◆ **EXERCISE DIRECTIONS**:
The exercise asks you to copy every line below in which "script" appears.

[START OF RECORDS PROVIDED]

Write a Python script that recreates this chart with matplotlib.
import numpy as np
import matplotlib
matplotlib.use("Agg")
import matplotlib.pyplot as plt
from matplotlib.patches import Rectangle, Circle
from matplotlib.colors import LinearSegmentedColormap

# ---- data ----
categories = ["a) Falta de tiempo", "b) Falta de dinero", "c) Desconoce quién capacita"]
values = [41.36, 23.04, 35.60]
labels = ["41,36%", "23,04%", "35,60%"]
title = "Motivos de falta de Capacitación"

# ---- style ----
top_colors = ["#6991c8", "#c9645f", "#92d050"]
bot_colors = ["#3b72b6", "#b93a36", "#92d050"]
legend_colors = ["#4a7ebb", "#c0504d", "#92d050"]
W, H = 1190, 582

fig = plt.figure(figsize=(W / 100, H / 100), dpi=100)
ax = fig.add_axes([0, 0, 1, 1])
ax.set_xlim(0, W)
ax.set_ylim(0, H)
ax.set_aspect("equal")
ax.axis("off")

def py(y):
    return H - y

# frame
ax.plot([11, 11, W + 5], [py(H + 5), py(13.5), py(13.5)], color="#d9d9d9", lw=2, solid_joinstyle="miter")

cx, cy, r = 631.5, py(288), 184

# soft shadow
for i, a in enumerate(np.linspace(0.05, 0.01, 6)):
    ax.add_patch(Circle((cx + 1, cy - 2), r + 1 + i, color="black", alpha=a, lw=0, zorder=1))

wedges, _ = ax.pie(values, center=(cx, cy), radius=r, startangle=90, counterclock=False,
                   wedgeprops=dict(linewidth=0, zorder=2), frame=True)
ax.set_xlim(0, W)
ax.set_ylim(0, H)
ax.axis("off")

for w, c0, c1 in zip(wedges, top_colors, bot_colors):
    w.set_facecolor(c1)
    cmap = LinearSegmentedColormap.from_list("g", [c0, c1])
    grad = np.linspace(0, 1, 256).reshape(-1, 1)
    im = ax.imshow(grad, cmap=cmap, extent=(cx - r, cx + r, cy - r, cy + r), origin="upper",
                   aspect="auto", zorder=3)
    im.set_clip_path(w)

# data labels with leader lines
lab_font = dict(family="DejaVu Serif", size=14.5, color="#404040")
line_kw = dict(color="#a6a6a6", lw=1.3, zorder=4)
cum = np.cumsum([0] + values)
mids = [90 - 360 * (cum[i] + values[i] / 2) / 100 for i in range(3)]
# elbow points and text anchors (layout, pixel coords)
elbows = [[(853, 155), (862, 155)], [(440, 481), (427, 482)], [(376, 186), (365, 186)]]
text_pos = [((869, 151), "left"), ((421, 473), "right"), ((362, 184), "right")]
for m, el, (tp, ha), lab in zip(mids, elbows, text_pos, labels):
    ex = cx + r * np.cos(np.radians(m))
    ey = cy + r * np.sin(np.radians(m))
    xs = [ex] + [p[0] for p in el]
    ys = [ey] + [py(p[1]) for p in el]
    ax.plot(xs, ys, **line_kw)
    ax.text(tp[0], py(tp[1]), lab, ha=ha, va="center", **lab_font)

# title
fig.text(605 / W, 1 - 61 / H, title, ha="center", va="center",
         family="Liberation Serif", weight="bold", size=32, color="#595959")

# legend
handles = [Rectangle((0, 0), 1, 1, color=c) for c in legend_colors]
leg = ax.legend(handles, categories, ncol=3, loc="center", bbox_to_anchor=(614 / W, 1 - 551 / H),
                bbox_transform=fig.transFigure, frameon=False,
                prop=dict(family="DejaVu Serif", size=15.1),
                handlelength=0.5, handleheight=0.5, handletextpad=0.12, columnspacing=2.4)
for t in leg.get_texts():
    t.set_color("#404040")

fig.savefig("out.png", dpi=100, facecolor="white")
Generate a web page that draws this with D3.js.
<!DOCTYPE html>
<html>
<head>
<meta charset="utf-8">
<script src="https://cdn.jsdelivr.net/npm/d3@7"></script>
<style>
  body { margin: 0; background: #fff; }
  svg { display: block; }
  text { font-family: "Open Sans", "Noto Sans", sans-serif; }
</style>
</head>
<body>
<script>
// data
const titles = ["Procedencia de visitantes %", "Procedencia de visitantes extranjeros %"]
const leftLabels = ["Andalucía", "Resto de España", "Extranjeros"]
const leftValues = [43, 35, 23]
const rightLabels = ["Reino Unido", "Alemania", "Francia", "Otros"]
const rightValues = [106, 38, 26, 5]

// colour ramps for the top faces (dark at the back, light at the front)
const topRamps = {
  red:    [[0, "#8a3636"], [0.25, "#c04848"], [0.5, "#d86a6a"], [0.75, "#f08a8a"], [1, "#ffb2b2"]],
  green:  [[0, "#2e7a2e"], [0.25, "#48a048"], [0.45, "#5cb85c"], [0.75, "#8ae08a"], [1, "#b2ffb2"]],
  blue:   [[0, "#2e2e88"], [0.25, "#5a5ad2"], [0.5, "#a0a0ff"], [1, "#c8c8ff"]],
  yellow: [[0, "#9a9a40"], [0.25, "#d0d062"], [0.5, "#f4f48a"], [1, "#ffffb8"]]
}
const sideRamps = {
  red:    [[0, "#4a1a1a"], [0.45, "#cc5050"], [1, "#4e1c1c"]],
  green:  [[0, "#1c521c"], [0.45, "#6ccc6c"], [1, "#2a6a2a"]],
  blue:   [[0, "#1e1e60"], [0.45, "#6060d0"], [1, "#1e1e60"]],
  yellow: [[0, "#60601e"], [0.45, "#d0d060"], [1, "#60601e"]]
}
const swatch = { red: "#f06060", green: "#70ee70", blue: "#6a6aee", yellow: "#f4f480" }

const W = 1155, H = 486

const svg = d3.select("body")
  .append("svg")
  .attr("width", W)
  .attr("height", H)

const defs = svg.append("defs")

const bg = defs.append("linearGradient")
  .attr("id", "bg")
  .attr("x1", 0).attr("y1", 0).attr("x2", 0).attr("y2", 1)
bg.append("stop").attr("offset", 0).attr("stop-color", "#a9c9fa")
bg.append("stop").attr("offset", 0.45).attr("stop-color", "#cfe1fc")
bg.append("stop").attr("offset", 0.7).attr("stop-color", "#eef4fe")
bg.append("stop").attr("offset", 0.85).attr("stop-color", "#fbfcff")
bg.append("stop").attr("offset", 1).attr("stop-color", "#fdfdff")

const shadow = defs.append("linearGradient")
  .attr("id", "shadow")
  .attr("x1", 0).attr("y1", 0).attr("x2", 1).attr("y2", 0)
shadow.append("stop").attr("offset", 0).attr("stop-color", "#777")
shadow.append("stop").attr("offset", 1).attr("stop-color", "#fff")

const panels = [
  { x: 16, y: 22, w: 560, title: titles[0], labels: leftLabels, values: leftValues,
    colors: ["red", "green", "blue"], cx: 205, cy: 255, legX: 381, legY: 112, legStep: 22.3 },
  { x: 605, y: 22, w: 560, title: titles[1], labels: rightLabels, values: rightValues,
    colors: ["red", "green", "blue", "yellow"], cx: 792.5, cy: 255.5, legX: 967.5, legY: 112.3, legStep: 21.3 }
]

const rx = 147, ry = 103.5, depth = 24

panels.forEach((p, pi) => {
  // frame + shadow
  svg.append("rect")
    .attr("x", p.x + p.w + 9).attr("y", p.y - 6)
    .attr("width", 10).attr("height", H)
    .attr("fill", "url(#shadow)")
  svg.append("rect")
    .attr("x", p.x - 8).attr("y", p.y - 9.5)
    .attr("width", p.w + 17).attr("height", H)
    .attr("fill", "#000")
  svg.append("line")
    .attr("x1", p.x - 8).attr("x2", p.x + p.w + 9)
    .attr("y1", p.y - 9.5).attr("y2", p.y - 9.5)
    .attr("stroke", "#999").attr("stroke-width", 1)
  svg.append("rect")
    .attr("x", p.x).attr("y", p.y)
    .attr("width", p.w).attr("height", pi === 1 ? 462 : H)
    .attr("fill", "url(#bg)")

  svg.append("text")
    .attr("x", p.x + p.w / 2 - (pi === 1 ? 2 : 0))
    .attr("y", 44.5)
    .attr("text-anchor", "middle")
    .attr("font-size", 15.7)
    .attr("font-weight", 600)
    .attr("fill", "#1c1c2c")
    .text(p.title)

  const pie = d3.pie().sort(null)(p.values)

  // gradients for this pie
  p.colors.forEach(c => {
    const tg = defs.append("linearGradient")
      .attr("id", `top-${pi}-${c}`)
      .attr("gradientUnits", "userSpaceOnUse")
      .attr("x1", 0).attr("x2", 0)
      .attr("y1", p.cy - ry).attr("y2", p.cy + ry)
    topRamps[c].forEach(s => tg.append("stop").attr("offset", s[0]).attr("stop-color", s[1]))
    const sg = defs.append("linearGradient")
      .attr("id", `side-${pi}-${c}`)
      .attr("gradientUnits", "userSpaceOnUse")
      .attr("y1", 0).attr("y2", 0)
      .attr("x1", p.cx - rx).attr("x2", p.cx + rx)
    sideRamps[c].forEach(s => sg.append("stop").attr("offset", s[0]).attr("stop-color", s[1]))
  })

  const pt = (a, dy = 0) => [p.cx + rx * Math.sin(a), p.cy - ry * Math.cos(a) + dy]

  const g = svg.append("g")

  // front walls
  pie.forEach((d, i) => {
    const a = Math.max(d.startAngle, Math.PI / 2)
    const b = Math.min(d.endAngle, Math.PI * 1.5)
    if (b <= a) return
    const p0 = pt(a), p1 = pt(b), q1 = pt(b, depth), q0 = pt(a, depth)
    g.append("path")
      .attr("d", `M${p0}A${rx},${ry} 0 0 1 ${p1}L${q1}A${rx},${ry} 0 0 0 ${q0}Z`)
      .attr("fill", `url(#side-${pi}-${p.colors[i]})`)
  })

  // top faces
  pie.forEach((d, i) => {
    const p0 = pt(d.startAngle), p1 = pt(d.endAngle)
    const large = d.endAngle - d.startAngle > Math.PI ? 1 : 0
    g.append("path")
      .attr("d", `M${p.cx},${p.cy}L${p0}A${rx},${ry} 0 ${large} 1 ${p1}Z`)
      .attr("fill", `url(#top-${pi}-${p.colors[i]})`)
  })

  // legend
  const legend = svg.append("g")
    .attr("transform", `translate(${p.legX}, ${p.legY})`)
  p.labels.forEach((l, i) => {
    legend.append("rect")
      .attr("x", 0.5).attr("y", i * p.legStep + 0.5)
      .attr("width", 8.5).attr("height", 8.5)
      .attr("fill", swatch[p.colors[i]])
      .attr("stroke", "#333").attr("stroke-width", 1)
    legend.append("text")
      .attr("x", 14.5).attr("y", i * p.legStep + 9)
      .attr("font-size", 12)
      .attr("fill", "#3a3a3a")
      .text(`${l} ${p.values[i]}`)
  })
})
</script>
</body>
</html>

[END OF RECORDS PROVIDED]

◆ **ANSWER**:
Write a Python script that recreates this chart with matplotlib.
<script src="https://cdn.jsdelivr.net/npm/d3@7"></script>
<script>
</script>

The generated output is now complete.